I wondered if it was anything to do with layout objects and data so I created blank layouts for the scripts. That didn't make any difference. Here's the screen shot. Again, I had to remove significant outliers in the data to obtain a sensible chart. I'll post the chart with the sanitised data first. Then the chart drawn from the outliers. The jump to around the 70 occurs at approx 6100 records.

anon45965781 · January 12, 2020, 11:15am

I never use FMP when I have to loop - if I can avoid it. FMP is way too slow.

I offload that looping to JDBC called from FMP. Looping though a JDBC ResultSet (similar to a FoundSet) is extremely fast.

With JDBC itself I get about 3X better performance than with FMP.

When looping is involved, JDBC performance goes WAY up beyond 3X.

Torsten · January 12, 2020, 2:28pm

No doubt that FMS is not the fastest horse on the track. Its force lies in versatility. However, a degradation of performance as observed in loops should not happen. Performance would be acceptable if FM could keep the initial speed.

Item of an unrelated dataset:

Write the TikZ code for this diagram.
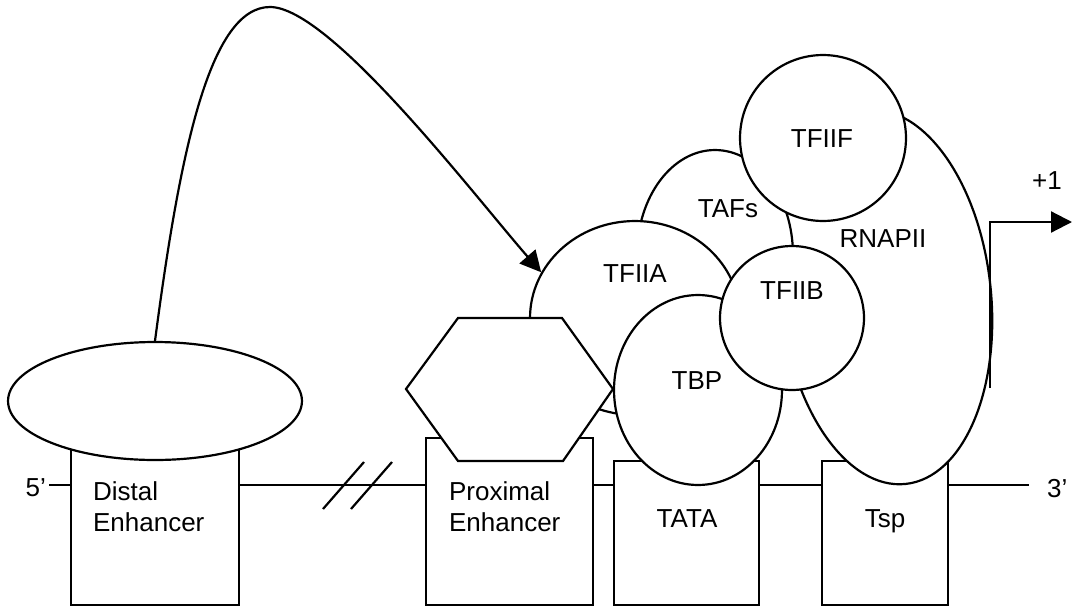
\documentclass[tikz,border=0pt]{standalone}
\usepackage{fontspec}
\setmainfont{Liberation Sans}
\usetikzlibrary{shapes.geometric,arrows.meta}
\tikzset{
  blob/.style={draw, fill=white, ellipse, inner sep=0pt},
  ball/.style={draw, fill=white, circle, inner sep=0pt},
  site/.style={draw, fill=white, rectangle, inner sep=0pt},
  lbl/.style={font=\fontsize{14.8}{17.5}\selectfont, inner sep=0pt},
  tip/.style={-{Triangle[length=0.42cm,width=0.42cm]}}
}
\begin{document}
\begin{tikzpicture}[x=0.02cm, y=-0.02cm, line width=1.25pt]
\useasboundingbox (0,0) rectangle (1089,609);
\coordinate (dnastart) at (49,485);
\coordinate (dnaend) at (1029,485);
\node[lbl, anchor=base east] (fivep) at (47,496) {5'};
\node[lbl, anchor=base west] (threep) at (1046,497) {3'};
\draw (dnastart) -- (dnaend);
\foreach \x in {323,351}
	\draw (\x,509) -- (\x+41,462);
\node[site, minimum width=3.36cm, minimum height=3.34cm] (distal) at (155,521.5) {};
\node[site, minimum width=3.34cm, minimum height=3.34cm] (proximal) at (509.5,521.5) {};
\node[site, minimum width=2.9cm, minimum height=2.88cm] (tata) at (686.5,533) {};
\node[site, minimum width=2.52cm, minimum height=2.88cm] (tsp) at (885,533) {};
\node[lbl, anchor=west, align=left] (distaltext) at (92,507) {Distal\\Enhancer};
\node[lbl, anchor=west, align=left] (proximaltext) at (448,507) {Proximal\\Enhancer};
\node[lbl, anchor=base] (tatatext) at (687,527) {TATA};
\node[lbl, anchor=base] (tsptext) at (885,527) {Tsp};
\node[blob, minimum width=5.88cm, minimum height=2.36cm] (act) at (155,401) {};
\node[blob, rotate=6, minimum width=4.2cm, minimum height=7.52cm] (rnapii) at (886,297) {};
\node[blob, minimum width=3.12cm, minimum height=4.2cm] (tafs) at (715,255) {};
\node[ball, minimum size=3.32cm] (tfiif) at (823,138) {};
\node[blob, minimum width=4.2cm, minimum height=3.88cm] (tfiia) at (635,318) {};
\filldraw[fill=white] (406,389) -- (458,318) -- (562,318) -- (613,389) -- (563,461) -- (458,461) -- cycle;
\node[blob, minimum width=3.36cm, minimum height=3.8cm] (tbp) at (698,390) {};
\node[ball, minimum size=2.88cm] (tfiib) at (792,318) {};
\node[lbl, anchor=base] (tfiiftext) at (822,147) {TFIIF};
\node[lbl, anchor=base] (tafstext) at (728,217) {TAFs};
\node[lbl, anchor=base] (rnapiitext) at (883,247) {RNAPII};
\node[lbl, anchor=base] (tfiiatext) at (635,282) {TFIIA};
\node[lbl, anchor=base] (tfiibtext) at (792,299) {TFIIB};
\node[lbl, anchor=base] (tbptext) at (697,389) {TBP};
\coordinate (tss) at (990,388);
\coordinate (tssend) at (1072,222);
\draw[tip] (tss) |- (tssend);
\node[lbl, anchor=base] (plusone) at (1047,189) {+1};
\draw[tip] (act.north) .. controls (180,150) and (210,7) .. (270,7) .. controls (330,7) and (473,194) .. (tfiia.154);
\end{tikzpicture}
\end{document}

What I need to find out is what we have at hand here:

A - my script is misconfigured
B - it is a bug
C - it is a feature and intended behaviour

I have spend hours on the issue without result. Hopefully someone in the community can see through it.
@Malcolm already added evidence to the investigation.

Cecile · January 12, 2020, 7:06pm

Is your script for reading or for writing?

Torsten · January 12, 2020, 7:28pm

It reads from a source table and writes to a target table.

Cecile · January 12, 2020, 8:13pm

The reading isn’t an issue however for the writing fm must update the index at each pass.
David just gave me a crash course in how things get written and although each system handles this differently, and he doesn’t know fm specific approach to writings (what gets put in cache when/how often series of blocks get written) but he said that it is normal that looping becomes less and less efficient. The way I understood the explanation is that to insert a block somewhere first the tail block must be sent farther away the info written then the tail block rewritten right after. When looping, the system might hold several pieces before writing everything. I am sure if he reads what I just wrote he will kill me but I am assuming that you know more and can sort out these bits i said to get some usable info.

He also mentioned that systems akin to SQL do seem faster because all is done in live memory, which comes with the risk to loosing data when the computing crashes

Torsten · January 12, 2020, 8:57pm

Indexing seems to have an impact. Indexing in the target file is set to automatic index management.

There is no programmatic control over 'update index' and turning off the indexing permanently is no option.

Working with large data sets > 200'000 records gets brutally slow in loops. A task that would take 2-3 hours at the initial speed actually takes 12-13 hours in my production system. Such large data sets (i. e. xml) are common (example here).

If updating indexes slows down FMS in loops to the extend we observe, FM lacks the means to control indexing programmatically in order to cope with situations when constant updating makes no sense.

This adds to @anon45965781's hopes for FM v19. I'm sure that programmatical index control has been posted to FMI as an ' idea' a while ago but can't find it anymore over there.

The attached graph shows that there is a pattern in the slowdown.

Loop over 6247 records.

Cecile · January 12, 2020, 9:03pm

It gets faster to export and import the data if i understood correctly although large imports also slow down past the hundreds of thousands.

Torsten · January 12, 2020, 9:05pm

Please elaborate.

Cecile · January 12, 2020, 9:10pm

You fetch the data, so read only, output it in a file then import it. I suppose you could output in a JSON structure to facilitate import?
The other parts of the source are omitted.